The post-confound-probe reading of the v2 mechanism: preambles direct the model's finite craft-attention budget toward whatever dimensions they enumerate, at the cost of other behaviors. CQS-craft is real and reproducible, but rubric-dependent — a preamble's lift over none is proportional to the overlap between (what the preamble enumerates) and (what the rubric measures). See Finding 2 and CONCLUSIONS.md §"Refined hypothesis: H-attention-allocation".


Self-judgment exclusion

The rule that a judgment is dropped from primary CQS whenever the judge model and subject model share a provider-prefix family (model.split("/", 1)[0]). So deepseek/deepseek-v3.2 judged by deepseek/deepseek-v4-flash counts as a self-judgment even though they are different models. Self-judgments are retained in the dataset for the F3 self-vs-cross hygiene stratification report, but never enter the headline CQS. See models and judge protocol.
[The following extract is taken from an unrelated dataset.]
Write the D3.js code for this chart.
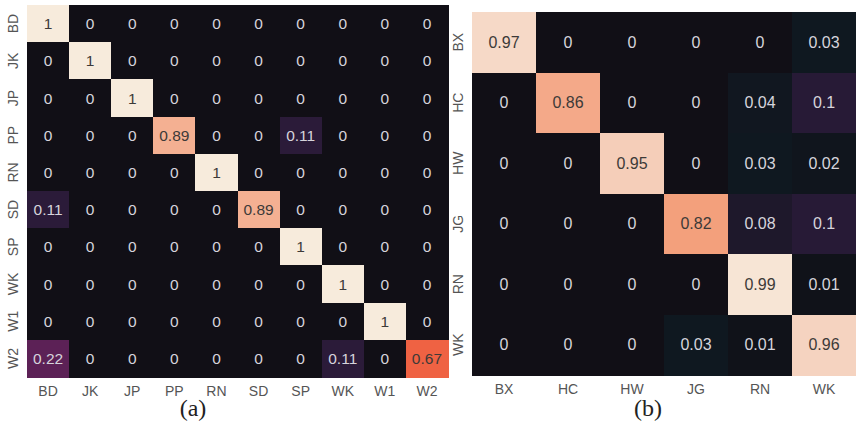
<!DOCTYPE html>
<html>
<head>
<meta charset="utf-8">
<script src="https://cdn.jsdelivr.net/npm/d3@7"></script>
<style>
  html, body { margin: 0; padding: 0; background: #fff; }
  svg { display: block; }
</style>
</head>
<body>
<svg id="chart" width="856" height="427"></svg>
<script>
// Confusion matrix (a): 10 classes
const classesA = ["BD", "JK", "JP", "PP", "RN", "SD", "SP", "WK", "W1", "W2"];
const valuesA = [
  [1, 0, 0, 0, 0, 0, 0, 0, 0, 0],
  [0, 1, 0, 0, 0, 0, 0, 0, 0, 0],
  [0, 0, 1, 0, 0, 0, 0, 0, 0, 0],
  [0, 0, 0, 0.89, 0, 0, 0.11, 0, 0, 0],
  [0, 0, 0, 0, 1, 0, 0, 0, 0, 0],
  [0.11, 0, 0, 0, 0, 0.89, 0, 0, 0, 0],
  [0, 0, 0, 0, 0, 0, 1, 0, 0, 0],
  [0, 0, 0, 0, 0, 0, 0, 1, 0, 0],
  [0, 0, 0, 0, 0, 0, 0, 0, 1, 0],
  [0.22, 0, 0, 0, 0, 0, 0, 0.11, 0, 0.67]
];

// Confusion matrix (b): 6 classes
const classesB = ["BX", "HC", "HW", "JG", "RN", "WK"];
const valuesB = [
  [0.97, 0, 0, 0, 0, 0.03],
  [0, 0.86, 0, 0, 0.04, 0.1],
  [0, 0, 0.95, 0, 0.03, 0.02],
  [0, 0, 0, 0.82, 0.08, 0.1],
  [0, 0, 0, 0, 0.99, 0.01],
  [0, 0, 0, 0.03, 0.01, 0.96]
];

const captions = ["(a)", "(b)"];

// Rocket-like colour ramp
const colorStops = [0, 0.03, 0.06, 0.1, 0.22, 0.67, 0.82, 0.89, 0.96, 1];
const colorRange = ["#110f16", "#0f1820", "#14151f", "#271a36", "#5c2156", "#ef6243", "#f3a07c", "#f4b092", "#f5d3c0", "#f7ebdc"];
const color = d3.scaleLinear().domain(colorStops).range(colorRange).interpolate(d3.interpolateRgb).clamp(true);

const svg = d3.select("#chart");
const sans = "Liberation Sans, Arial, sans-serif";

function heatmap(cfg) {
  const { classes, values, x0, x1, y0, y1, fontSize, caption, capX } = cfg;
  const g = svg.append("g");
  const x = d3.scaleBand().domain(classes).range([x0, x1]);
  const y = d3.scaleBand().domain(classes).range([y0, y1]);

  const cells = [];
  values.forEach((row, i) => row.forEach((v, j) => cells.push({ r: classes[i], c: classes[j], v })));

  g.selectAll("rect.cell").data(cells).join("rect")
    .attr("class", "cell")
    .attr("shape-rendering", "crispEdges")
    .attr("x", d => x(d.c))
    .attr("y", d => y(d.r))
    .attr("width", x.bandwidth() + 0.6)
    .attr("height", y.bandwidth() + 0.6)
    .attr("fill", d => color(d.v));

  g.selectAll("text.val").data(cells).join("text")
    .attr("class", "val")
    .attr("x", d => x(d.c) + x.bandwidth() / 2)
    .attr("y", d => y(d.r) + y.bandwidth() / 2)
    .attr("text-anchor", "middle")
    .attr("dominant-baseline", "central")
    .attr("font-family", sans)
    .attr("font-size", fontSize)
    .attr("fill", d => d.v > 0.5 ? "#3d3a38" : "#d6d4dc")
    .text(d => d3.format("~g")(d.v));

  // bottom axis
  const xAxis = g.append("g").attr("transform", `translate(0,${y1})`)
    .call(d3.axisBottom(x).tickSize(0).tickPadding(9));
  xAxis.select(".domain").remove();
  xAxis.selectAll("text")
    .attr("font-family", sans)
    .attr("font-size", 14)
    .attr("fill", "#555");

  // left axis, rotated labels
  const yAxis = g.append("g").attr("transform", `translate(${x0},0)`)
    .call(d3.axisLeft(y).tickSize(0).tickPadding(0));
  yAxis.select(".domain").remove();
  yAxis.selectAll("text")
    .attr("font-family", sans)
    .attr("font-size", 14)
    .attr("fill", "#555")
    .attr("text-anchor", "middle")
    .attr("x", null).attr("dy", null)
    .attr("transform", "translate(-14,0) rotate(-90)")
    .attr("dominant-baseline", "central");

  svg.append("text")
    .attr("x", capX).attr("y", 416)
    .attr("text-anchor", "middle")
    .attr("font-family", "Liberation Serif, Times New Roman, serif")
    .attr("font-size", 24)
    .attr("fill", "#222")
    .text(caption);
}

heatmap({ classes: classesA, values: valuesA, x0: 27, x1: 448, y0: 5, y1: 377, fontSize: 15.5, caption: captions[0], capX: 193 });
heatmap({ classes: classesB, values: valuesB, x0: 472, x1: 856, y0: 12, y1: 375, fontSize: 16, caption: captions[1], capX: 648 });
</script>
</body>
</html>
ETA (empirical-test-agreed verdict)

A debate-scorecard verdict used in the ml-lab investigation cycle: the critic and defender agree the question cannot be resolved by argument alone, so it is deferred to an empirical pre-flight probe whose outcome is binding. In v2, findings F2, F4, and F5 closed via ETA — the trap task was dropped after Phase B, the anchored-vs-unanchored prompt confound was resolved by a Phase C re-probe, and the rubric was redesigned after Phase D found 0/11 dimensions active on modern code. See CONCLUSIONS.md §"Pre-flight debate scorecard".


defense_wins

A debate-scorecard verdict: the defender's position prevailed at debate close without requiring an empirical probe. In v2, findings F3, F6, and F7 closed defense_wins — the v1 self-vs-cross protocol was preserved, and two minor design concerns were settled in debate.


critique_wins

A debate-scorecard verdict: the critic's position prevailed at debate close without requiring an empirical probe. In v2, finding F1 closed critique_wins — the judge OOR-clamp bug was conceded by the defender at severity 9 (FATAL) and fixed before main run (drop-not-clip with a structured OOR log; main-run OOR rate = 0). See CONCLUSIONS.md §"Pre-flight debate scorecard".